For the next month or so, I’ll be lodging in Okotoks at my parent’s.

Today, I suggested to my parents that we create a new tradition where we go to the mountains for Christmas. They seemed open to the idea.

But I digress. More and more I’m hearing the urging to find a more stable living situation, even if it’s not entirely permanent. There will be a more permanent home in my future, I just don’t think it’s going to be in the immediate future. I think it will show up around May or June 2023. And I have some idea of what I’m going to be doing in the meantime.
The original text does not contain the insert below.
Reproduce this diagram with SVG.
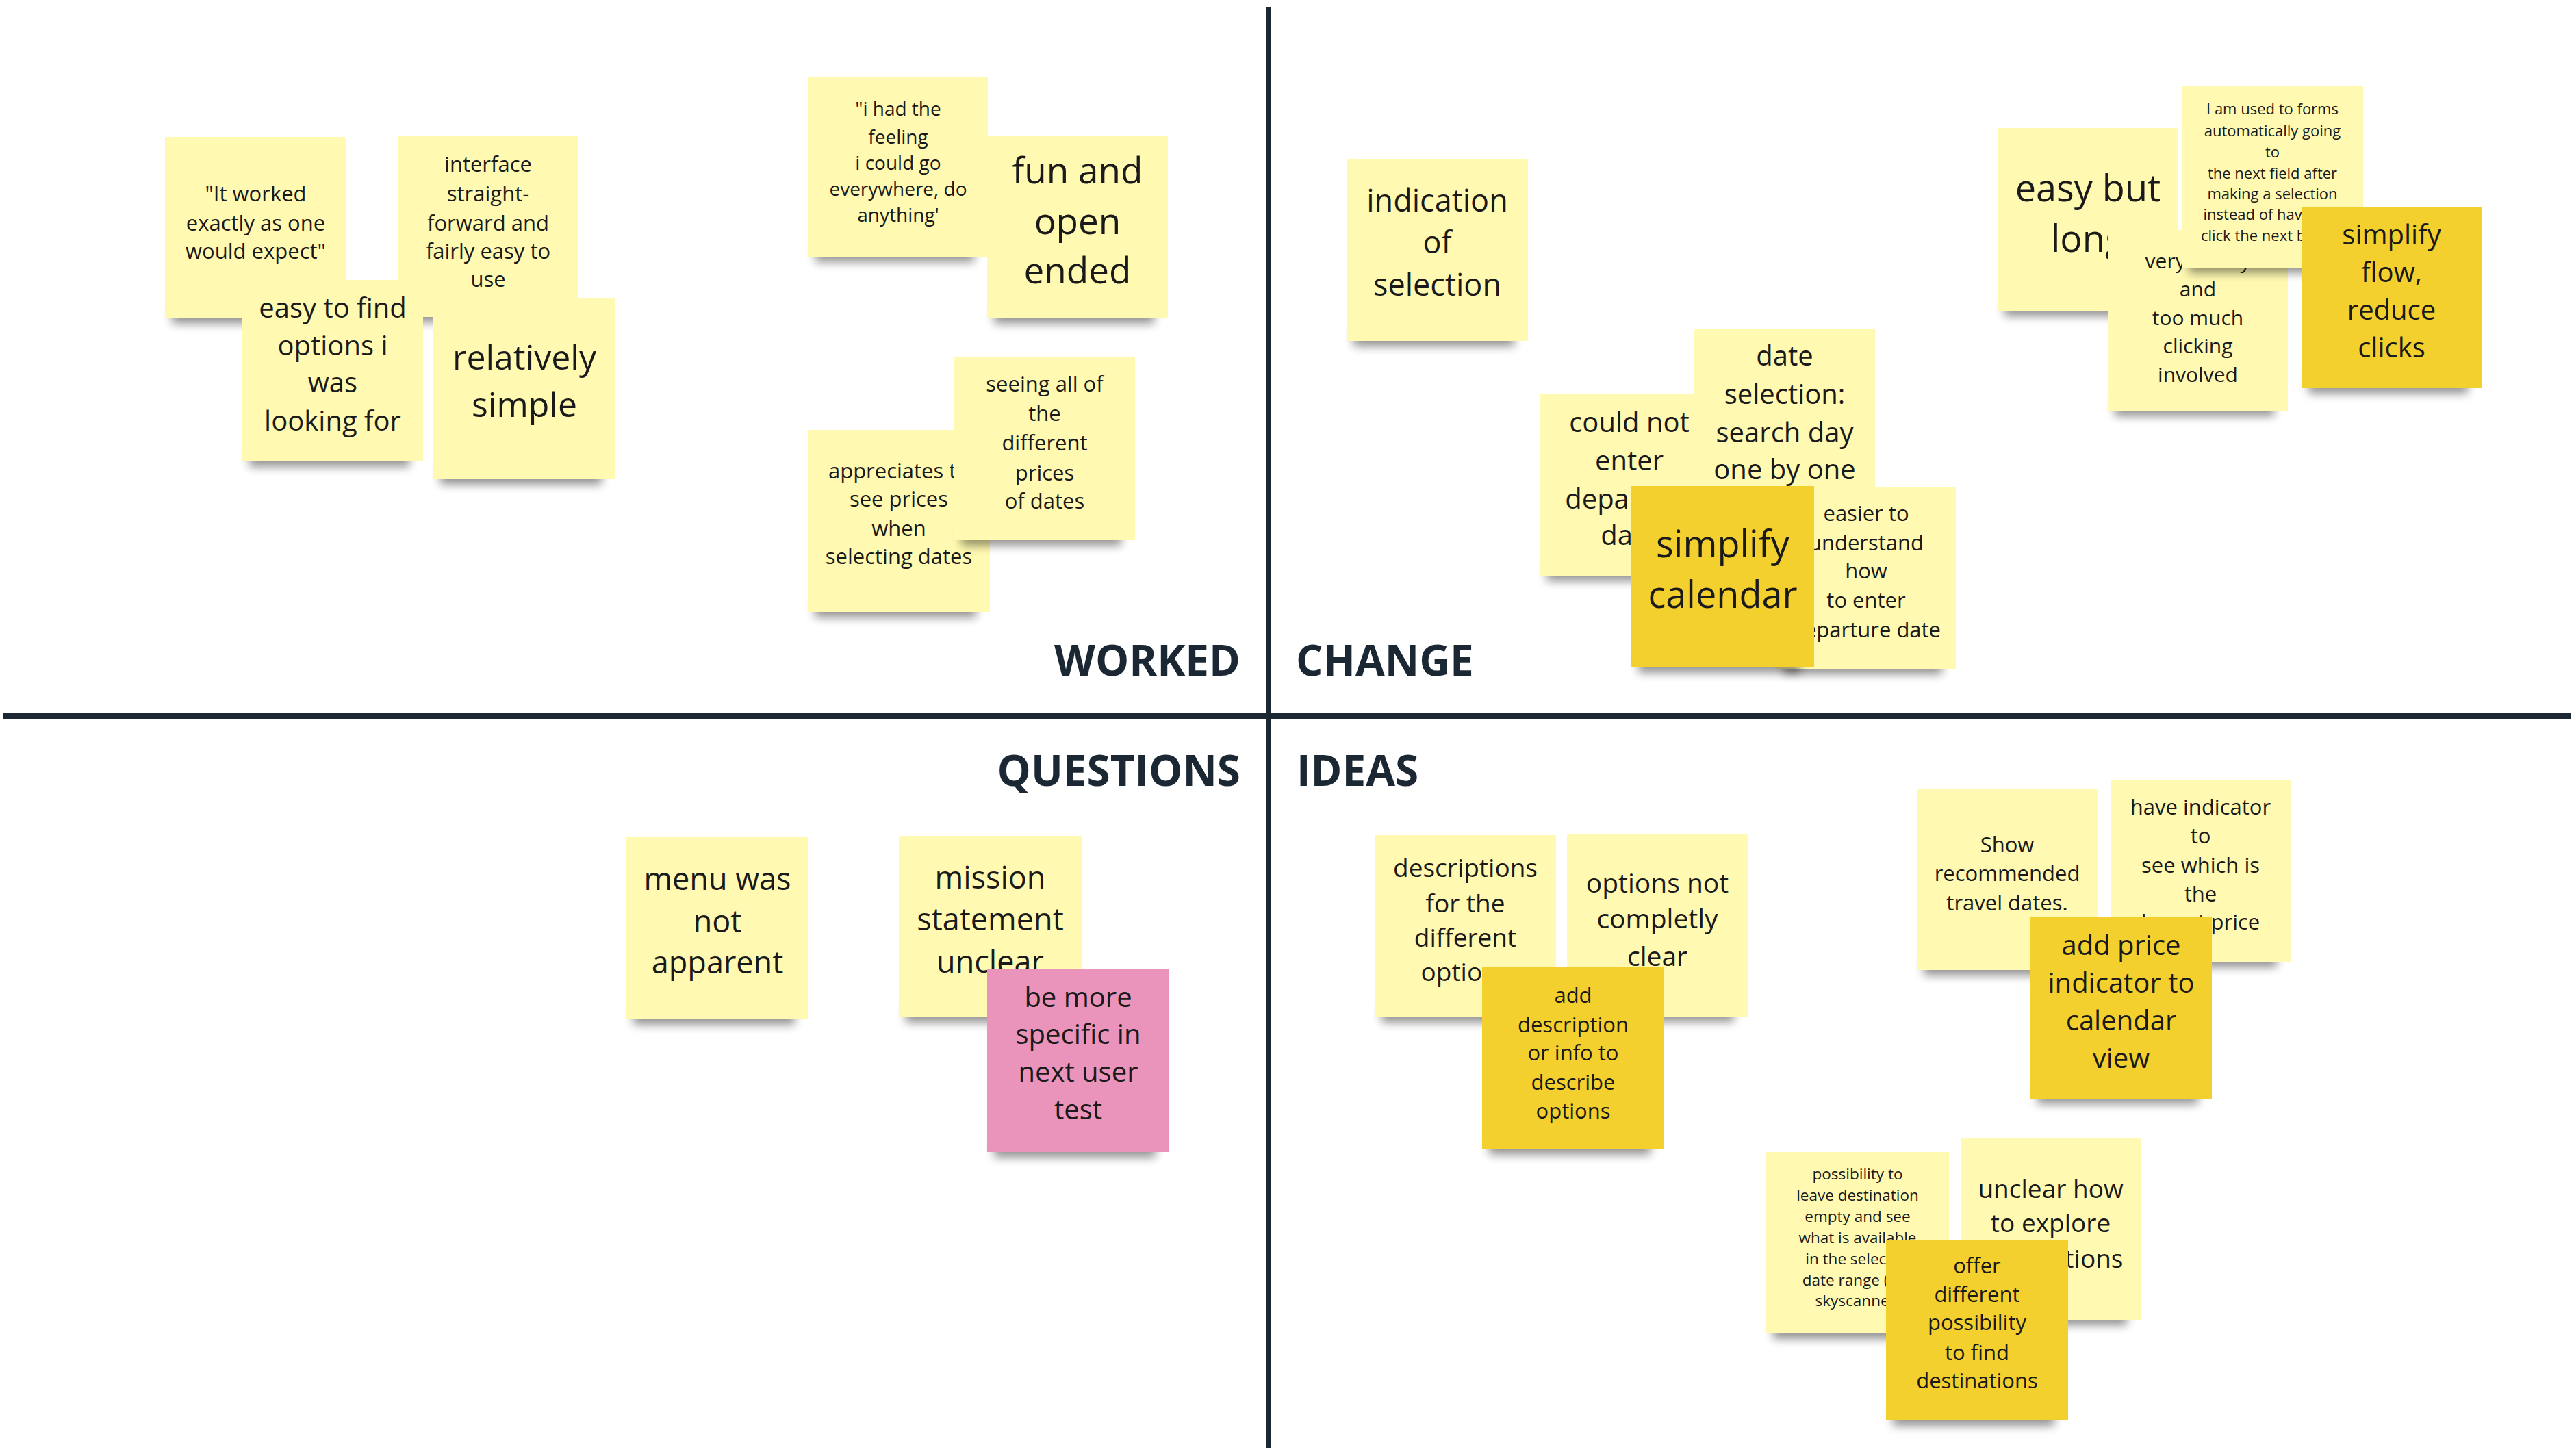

But what I’m getting at is that even though they say, “the grass is greener on the other side,” the more you venture out and try things, the more you realize the messiness of life maintains the license to intrude whenever and wherever it wants, even if that “whenever and wherever” is some permutation of your dream life.

I’ve heard wealthy people say money is not all its cracked up to be. I’ve heard famous people say it gets old. In a way, I think I get what they mean. It’s about traditions. And while we tend to think of traditions as annual getaways or visits to places emblazoned on our memories, traditions are playing out at a micro level too. It’s worth paying attention to the micro traditions you have in your life, because as they say, success is hidden in your daily habits.